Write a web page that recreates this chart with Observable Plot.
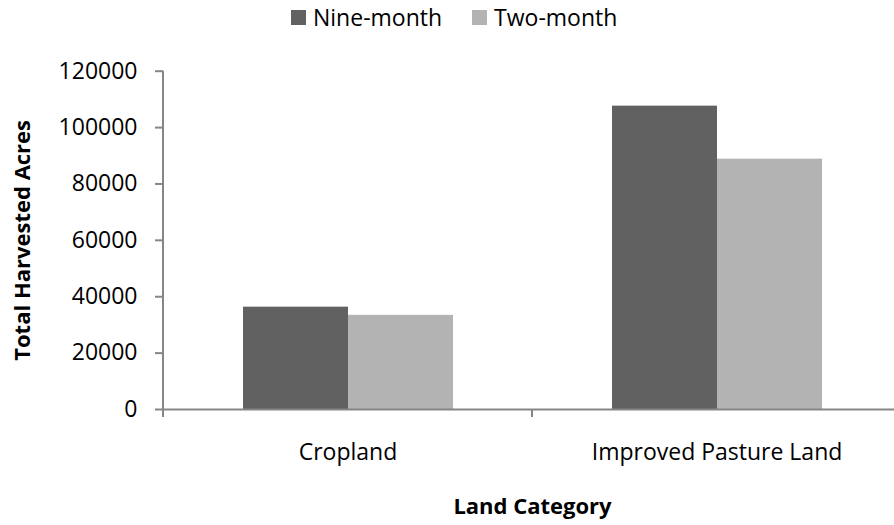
<!DOCTYPE html>
<html><head><meta charset="utf-8">
<script src="https://cdn.jsdelivr.net/npm/d3@7"></script>
<script src="https://cdn.jsdelivr.net/npm/@observablehq/plot@0.6"></script>
<style>
body{margin:0;background:#fff;font-family:"Open Sans",sans-serif;}
#wrap{width:894px;height:525px;overflow:hidden;position:relative;background:#fff;}
#legend{height:34px;display:flex;align-items:center;padding-left:291px;font-size:23px;color:#000;font-family:"Open Sans",sans-serif;}
.item{display:flex;align-items:center;margin-right:30px;}
.sw{width:15px;height:15px;margin-right:7px;}
#chart svg{max-width:none !important;}
</style></head><body>
<div id="wrap"><div id="legend"></div><div id="chart"></div></div>
<script>
const categories = ["Cropland", "Improved Pasture Land"];
const series = ["Nine-month", "Two-month"];
const nineMonth = [36300, 107600];
const twoMonth = [33400, 88800];
const colors = ["#616161", "#b3b3b3"];
const yTicks = [0, 20000, 40000, 60000, 80000, 100000, 120000];
const yLabel = "Total Harvested Acres";
const xLabel = "Land Category";

const data = categories.flatMap((c, i) => [
  {category: c, series: series[0], value: nineMonth[i]},
  {category: c, series: series[1], value: twoMonth[i]}
]);

// legend
const legend = d3.select("#legend");
series.forEach((s, i) => {
  const it = legend.append("div").attr("class", "item");
  it.append("div").attr("class", "sw").style("background", colors[i]);
  it.append("span").text(s);
});

const axisColor = "#868686";
const plot = Plot.plot({
  width: 901, height: 491,
  marginLeft: 163, marginRight: 0, marginTop: 36.7, marginBottom: 116,
  style: {fontFamily: "Open Sans", fontSize: "23px", color: "#000", background: "#fff", overflow: "visible", maxWidth: "none"},
  fx: {domain: categories, padding: 0, label: null},
  x: {domain: series, paddingInner: 0, paddingOuter: 0.757, axis: null},
  y: {domain: [0, 120000], label: null},
  color: {domain: series, range: colors},
  marks: [
    Plot.barY(data, {fx: "category", x: "series", y: "value", fill: "series"}),
    Plot.ruleY([0], {stroke: axisColor, strokeWidth: 2}),
    Plot.axisY({ticks: yTicks, tickSize: 8, tickPadding: 18, stroke: axisColor, strokeWidth: 2, fill: "#000", fontSize: 23, tickFormat: d3.format("d"), label: null}),
    Plot.axisY({ticks: [], tickSize: 0, label: yLabel, labelAnchor: "center", labelOffset: 149, labelArrow: "none", fill: "#000", fontWeight: "bold", fontSize: 22}),
    Plot.axisFx({anchor: "bottom", tickSize: 0, tickPadding: 34, fontSize: 23, fill: "#000", label: null}),
    Plot.axisFx({anchor: "bottom", ticks: [], tickSize: 0, label: xLabel, labelAnchor: "center", labelOffset: 104, labelArrow: "none", fill: "#000", fontWeight: "bold", fontSize: 22})
  ]
});
document.getElementById("chart").appendChild(plot);

// Excel-style axis line and category boundary ticks, positioned via the plot's scales
const fx = plot.scale("fx"), y = plot.scale("y");
const svg = d3.select(plot);
const y0 = y.apply(0), yTop = y.apply(120000);
const x0 = fx.apply(categories[0]);
svg.append("line").attr("x1", x0).attr("x2", x0).attr("y1", yTop).attr("y2", y0 + 8)
  .attr("stroke", axisColor).attr("stroke-width", 2);
const bounds = categories.map(c => fx.apply(c)).concat([fx.apply(categories[categories.length - 1]) + fx.bandwidth]);
bounds.forEach(b => {
  svg.append("line").attr("x1", b).attr("x2", b).attr("y1", y0).attr("y2", y0 + 8)
    .attr("stroke", axisColor).attr("stroke-width", 2);
});
</script>
</body></html>
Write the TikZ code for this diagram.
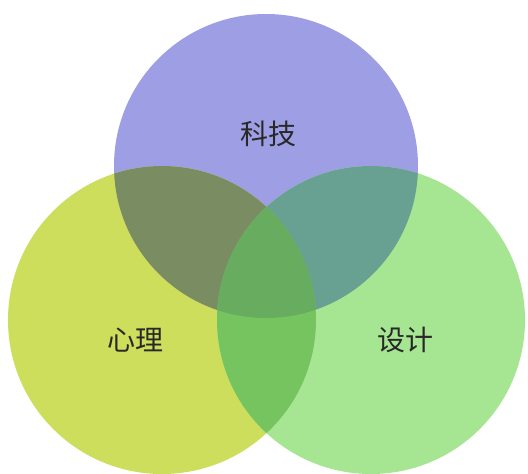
\documentclass[tikz,border=0pt]{standalone}
\usepackage{fontspec}
\newfontfamily\cjk{Noto Sans CJK SC}
\definecolor{topc}{RGB}{158,158,228}
\definecolor{leftc}{RGB}{204,222,92}
\definecolor{rightc}{RGB}{166,230,146}
\definecolor{tlc}{RGB}{122,140,98}
\definecolor{trc}{RGB}{104,160,146}
\definecolor{lrc}{RGB}{118,196,96}
\definecolor{tlrc}{RGB}{104,172,96}
\definecolor{txt}{RGB}{40,40,40}
\tikzset{lbl/.style={font=\cjk\fontsize{28}{32}\selectfont, text=txt, inner sep=0pt}}
\begin{document}
\begin{tikzpicture}[x=1pt,y=-1pt]
\useasboundingbox (0,0) rectangle (528,474);
\fill[white] (0,0) rectangle (528,474);
\def\T{(266,166) circle [radius=152pt]}
\def\L{(162,320) circle [radius=154pt]}
\def\R{(371,320) circle [radius=154pt]}
\fill[topc] \T;
\fill[leftc] \L;
\fill[rightc] \R;
\begin{scope}\clip \T; \fill[tlc] \L; \end{scope}
\begin{scope}\clip \T; \fill[trc] \R; \end{scope}
\begin{scope}\clip \L; \fill[lrc] \R; \end{scope}
\begin{scope}\clip \T; \clip \L; \fill[tlrc] \R; \end{scope}
\node[lbl] (tech) at (268,134) {科技};
\node[lbl] (psy) at (135,340) {心理};
\node[lbl] (design) at (405,340) {设计};
\end{tikzpicture}
\end{document}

══════════════════════════════

Prompt: Transcribe the records above verbatim. Do not carry over any picture.

Reply:
Write a web page that recreates this chart with Observable Plot.
<!DOCTYPE html>
<html><head><meta charset="utf-8">
<script src="https://cdn.jsdelivr.net/npm/d3@7"></script>
<script src="https://cdn.jsdelivr.net/npm/@observablehq/plot@0.6"></script>
<style>
body{margin:0;background:#fff;font-family:"Open Sans",sans-serif;}
#wrap{width:894px;height:525px;overflow:hidden;position:relative;background:#fff;}
#legend{height:34px;display:flex;align-items:center;padding-left:291px;font-size:23px;color:#000;font-family:"Open Sans",sans-serif;}
.item{display:flex;align-items:center;margin-right:30px;}
.sw{width:15px;height:15px;margin-right:7px;}
#chart svg{max-width:none !important;}
</style></head><body>
<div id="wrap"><div id="legend"></div><div id="chart"></div></div>
<script>
const categories = ["Cropland", "Improved Pasture Land"];
const series = ["Nine-month", "Two-month"];
const nineMonth = [36300, 107600];
const twoMonth = [33400, 88800];
const colors = ["#616161", "#b3b3b3"];
const yTicks = [0, 20000, 40000, 60000, 80000, 100000, 120000];
const yLabel = "Total Harvested Acres";
const xLabel = "Land Category";

const data = categories.flatMap((c, i) => [
  {category: c, series: series[0], value: nineMonth[i]},
  {category: c, series: series[1], value: twoMonth[i]}
]);

// legend
const legend = d3.select("#legend");
series.forEach((s, i) => {
  const it = legend.append("div").attr("class", "item");
  it.append("div").attr("class", "sw").style("background", colors[i]);
  it.append("span").text(s);
});

const axisColor = "#868686";
const plot = Plot.plot({
  width: 901, height: 491,
  marginLeft: 163, marginRight: 0, marginTop: 36.7, marginBottom: 116,
  style: {fontFamily: "Open Sans", fontSize: "23px", color: "#000", background: "#fff", overflow: "visible", maxWidth: "none"},
  fx: {domain: categories, padding: 0, label: null},
  x: {domain: series, paddingInner: 0, paddingOuter: 0.757, axis: null},
  y: {domain: [0, 120000], label: null},
  color: {domain: series, range: colors},
  marks: [
    Plot.barY(data, {fx: "category", x: "series", y: "value", fill: "series"}),
    Plot.ruleY([0], {stroke: axisColor, strokeWidth: 2}),
    Plot.axisY({ticks: yTicks, tickSize: 8, tickPadding: 18, stroke: axisColor, strokeWidth: 2, fill: "#000", fontSize: 23, tickFormat: d3.format("d"), label: null}),
    Plot.axisY({ticks: [], tickSize: 0, label: yLabel, labelAnchor: "center", labelOffset: 149, labelArrow: "none", fill: "#000", fontWeight: "bold", fontSize: 22}),
    Plot.axisFx({anchor: "bottom", tickSize: 0, tickPadding: 34, fontSize: 23, fill: "#000", label: null}),
    Plot.axisFx({anchor: "bottom", ticks: [], tickSize: 0, label: xLabel, labelAnchor: "center", labelOffset: 104, labelArrow: "none", fill: "#000", fontWeight: "bold", fontSize: 22})
  ]
});
document.getElementById("chart").appendChild(plot);

// Excel-style axis line and category boundary ticks, positioned via the plot's scales
const fx = plot.scale("fx"), y = plot.scale("y");
const svg = d3.select(plot);
const y0 = y.apply(0), yTop = y.apply(120000);
const x0 = fx.apply(categories[0]);
svg.append("line").attr("x1", x0).attr("x2", x0).attr("y1", yTop).attr("y2", y0 + 8)
  .attr("stroke", axisColor).attr("stroke-width", 2);
const bounds = categories.map(c => fx.apply(c)).concat([fx.apply(categories[categories.length - 1]) + fx.bandwidth]);
bounds.forEach(b => {
  svg.append("line").attr("x1", b).attr("x2", b).attr("y1", y0).attr("y2", y0 + 8)
    .attr("stroke", axisColor).attr("stroke-width", 2);
});
</script>
</body></html>
Write the TikZ code for this diagram.
\documentclass[tikz,border=0pt]{standalone}
\usepackage{fontspec}
\newfontfamily\cjk{Noto Sans CJK SC}
\definecolor{topc}{RGB}{158,158,228}
\definecolor{leftc}{RGB}{204,222,92}
\definecolor{rightc}{RGB}{166,230,146}
\definecolor{tlc}{RGB}{122,140,98}
\definecolor{trc}{RGB}{104,160,146}
\definecolor{lrc}{RGB}{118,196,96}
\definecolor{tlrc}{RGB}{104,172,96}
\definecolor{txt}{RGB}{40,40,40}
\tikzset{lbl/.style={font=\cjk\fontsize{28}{32}\selectfont, text=txt, inner sep=0pt}}
\begin{document}
\begin{tikzpicture}[x=1pt,y=-1pt]
\useasboundingbox (0,0) rectangle (528,474);
\fill[white] (0,0) rectangle (528,474);
\def\T{(266,166) circle [radius=152pt]}
\def\L{(162,320) circle [radius=154pt]}
\def\R{(371,320) circle [radius=154pt]}
\fill[topc] \T;
\fill[leftc] \L;
\fill[rightc] \R;
\begin{scope}\clip \T; \fill[tlc] \L; \end{scope}
\begin{scope}\clip \T; \fill[trc] \R; \end{scope}
\begin{scope}\clip \L; \fill[lrc] \R; \end{scope}
\begin{scope}\clip \T; \clip \L; \fill[tlrc] \R; \end{scope}
\node[lbl] (tech) at (268,134) {科技};
\node[lbl] (psy) at (135,340) {心理};
\node[lbl] (design) at (405,340) {设计};
\end{tikzpicture}
\end{document}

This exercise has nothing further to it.